Yes -- all of those disasters are real. But is it really true that Tagore's vision has been erased? I would argue that there might be room for some optimism, on two competing fronts. There is, on the one hand, the pro-globalization generation of Indian entrepeneurs, who are determined to think beyond national boundaries in order to contribute meaningfully to the market of ideas and innovations. This group of people has been often touted in the Indian media, so I won't say much more about them. On the other side, however, is the global movement to critique irresponsible capitalism (out of respect, I do not call it an "anti-globalization" movement). The key voice in the latter movement is undoubtedly Arundhati Roy's. With precise ferocity, essays like "The Greater Common Good" have galvanized the movement, inspiring many other Indians to get involved even from a distance. And while only a minority of Indians actually agrees with Roy's views, the essays have been widely influential abroad, raising money for the movement and triggering many global do-gooders to rethink their approach to economic development in the global South. In the sense that she is respected abroad and ignored at home, Roy's position today is exactly like Tagore's was in the 1910s and 20s.
Roy's project of critique, which is gaining in influence both in India and abroad, does operate on a concept of worldly humanism. In that sense, Tagore's vision is alive and well, if still largely unheeded.
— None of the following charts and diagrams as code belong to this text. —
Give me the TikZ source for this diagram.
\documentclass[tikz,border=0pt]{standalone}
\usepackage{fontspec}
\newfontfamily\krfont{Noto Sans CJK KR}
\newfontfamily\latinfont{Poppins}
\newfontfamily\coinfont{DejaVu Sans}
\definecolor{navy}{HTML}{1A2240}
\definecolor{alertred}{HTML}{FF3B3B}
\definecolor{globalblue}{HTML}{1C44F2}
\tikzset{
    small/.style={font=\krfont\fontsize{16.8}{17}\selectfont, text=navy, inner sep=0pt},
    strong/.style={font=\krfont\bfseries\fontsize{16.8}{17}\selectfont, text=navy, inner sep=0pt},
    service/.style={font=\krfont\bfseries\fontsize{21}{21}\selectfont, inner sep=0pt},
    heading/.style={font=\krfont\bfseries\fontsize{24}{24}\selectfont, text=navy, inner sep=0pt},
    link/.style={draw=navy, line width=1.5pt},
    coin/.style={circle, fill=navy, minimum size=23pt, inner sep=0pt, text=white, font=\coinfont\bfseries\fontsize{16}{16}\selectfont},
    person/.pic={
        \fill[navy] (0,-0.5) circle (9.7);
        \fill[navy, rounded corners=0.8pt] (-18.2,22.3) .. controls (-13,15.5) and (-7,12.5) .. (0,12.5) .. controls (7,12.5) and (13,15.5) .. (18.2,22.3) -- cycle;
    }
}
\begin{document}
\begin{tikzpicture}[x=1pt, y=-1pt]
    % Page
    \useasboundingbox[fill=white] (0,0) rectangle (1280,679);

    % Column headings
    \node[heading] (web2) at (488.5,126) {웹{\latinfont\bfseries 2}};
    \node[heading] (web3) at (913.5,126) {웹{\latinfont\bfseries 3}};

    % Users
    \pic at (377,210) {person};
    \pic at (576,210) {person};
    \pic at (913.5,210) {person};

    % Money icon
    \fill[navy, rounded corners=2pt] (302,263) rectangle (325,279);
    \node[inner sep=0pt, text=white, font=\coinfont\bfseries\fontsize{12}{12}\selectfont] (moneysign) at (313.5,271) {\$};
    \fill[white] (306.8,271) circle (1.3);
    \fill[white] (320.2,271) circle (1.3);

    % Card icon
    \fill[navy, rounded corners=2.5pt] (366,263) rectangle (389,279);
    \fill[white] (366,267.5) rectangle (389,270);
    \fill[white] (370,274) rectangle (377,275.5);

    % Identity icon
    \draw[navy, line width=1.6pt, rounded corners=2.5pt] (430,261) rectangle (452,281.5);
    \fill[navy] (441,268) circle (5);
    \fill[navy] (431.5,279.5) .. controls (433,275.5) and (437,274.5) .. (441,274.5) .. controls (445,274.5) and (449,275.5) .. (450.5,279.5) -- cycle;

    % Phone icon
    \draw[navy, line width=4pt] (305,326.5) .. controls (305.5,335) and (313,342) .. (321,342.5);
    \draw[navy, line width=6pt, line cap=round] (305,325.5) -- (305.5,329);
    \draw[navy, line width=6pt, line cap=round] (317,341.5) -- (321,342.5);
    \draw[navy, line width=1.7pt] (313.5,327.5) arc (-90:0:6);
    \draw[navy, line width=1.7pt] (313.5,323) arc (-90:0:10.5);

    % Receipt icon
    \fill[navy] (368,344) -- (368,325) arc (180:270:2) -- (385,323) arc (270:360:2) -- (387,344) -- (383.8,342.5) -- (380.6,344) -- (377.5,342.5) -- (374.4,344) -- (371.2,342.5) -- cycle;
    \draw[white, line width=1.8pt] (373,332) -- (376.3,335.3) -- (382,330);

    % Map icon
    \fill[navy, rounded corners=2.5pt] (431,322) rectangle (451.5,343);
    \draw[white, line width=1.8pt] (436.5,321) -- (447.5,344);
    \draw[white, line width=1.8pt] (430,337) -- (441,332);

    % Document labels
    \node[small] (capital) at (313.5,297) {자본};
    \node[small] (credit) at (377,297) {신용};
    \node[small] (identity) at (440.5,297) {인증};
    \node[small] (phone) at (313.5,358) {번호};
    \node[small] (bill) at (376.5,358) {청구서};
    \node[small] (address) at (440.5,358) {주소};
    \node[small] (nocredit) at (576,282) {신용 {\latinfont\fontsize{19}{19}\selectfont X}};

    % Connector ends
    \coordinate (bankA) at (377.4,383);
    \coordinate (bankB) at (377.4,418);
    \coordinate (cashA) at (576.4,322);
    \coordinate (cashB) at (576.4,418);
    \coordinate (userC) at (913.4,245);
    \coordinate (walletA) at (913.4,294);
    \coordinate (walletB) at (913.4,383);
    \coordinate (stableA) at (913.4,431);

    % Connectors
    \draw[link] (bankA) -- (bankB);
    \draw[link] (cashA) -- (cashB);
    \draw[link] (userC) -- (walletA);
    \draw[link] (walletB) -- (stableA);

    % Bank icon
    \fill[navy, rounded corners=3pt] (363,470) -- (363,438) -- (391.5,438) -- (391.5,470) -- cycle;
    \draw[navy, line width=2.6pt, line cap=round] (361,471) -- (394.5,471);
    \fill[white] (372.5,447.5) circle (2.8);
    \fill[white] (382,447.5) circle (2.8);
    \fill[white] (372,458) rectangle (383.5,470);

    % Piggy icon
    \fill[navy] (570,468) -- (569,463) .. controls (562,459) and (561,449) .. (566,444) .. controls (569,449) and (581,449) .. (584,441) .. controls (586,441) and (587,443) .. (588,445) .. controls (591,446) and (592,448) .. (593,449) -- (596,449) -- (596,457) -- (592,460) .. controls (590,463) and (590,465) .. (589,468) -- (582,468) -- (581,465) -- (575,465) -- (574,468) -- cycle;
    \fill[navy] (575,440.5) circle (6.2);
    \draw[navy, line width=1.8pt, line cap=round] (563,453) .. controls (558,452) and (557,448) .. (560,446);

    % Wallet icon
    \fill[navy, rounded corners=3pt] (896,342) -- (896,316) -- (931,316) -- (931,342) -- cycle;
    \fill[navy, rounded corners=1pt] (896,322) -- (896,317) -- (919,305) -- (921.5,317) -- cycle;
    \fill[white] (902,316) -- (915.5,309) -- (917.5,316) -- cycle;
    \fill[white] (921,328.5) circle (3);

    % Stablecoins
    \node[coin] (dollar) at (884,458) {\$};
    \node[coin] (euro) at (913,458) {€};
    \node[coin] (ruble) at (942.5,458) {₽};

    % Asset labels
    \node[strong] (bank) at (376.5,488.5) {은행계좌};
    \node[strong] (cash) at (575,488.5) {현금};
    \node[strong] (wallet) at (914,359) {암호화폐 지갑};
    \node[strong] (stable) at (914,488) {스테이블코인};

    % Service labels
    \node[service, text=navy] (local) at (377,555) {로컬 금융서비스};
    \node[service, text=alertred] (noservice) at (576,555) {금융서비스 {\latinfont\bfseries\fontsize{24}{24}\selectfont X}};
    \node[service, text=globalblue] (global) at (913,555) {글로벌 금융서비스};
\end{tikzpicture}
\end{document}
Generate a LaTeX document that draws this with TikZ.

Attack on the Bhandarkar Institute
Of far greater importance than Tagore's missing Nobel is the recent attack on the Bhandarkar Oriental Research Insitute in Pune (here is another article). This attack, by an RSS type group called the "Sambhaji Brigade," is in 'revenge' for the publication of book by James Laine that raised questions about the Maratha icon Sivaji. Ironically, Oxford University Press had already withdrawn the book from publication in India when the attack occurred. 18,000 books were damaged and 30,000 rare manuscripts damaged or destroyed. It is one thing to lie about history in the interest in using communal violence for political gain; that is a kind of despicable action we have become accustomed to. It is quite another thing, however, to destroy the very artifacts that might disprove the lies.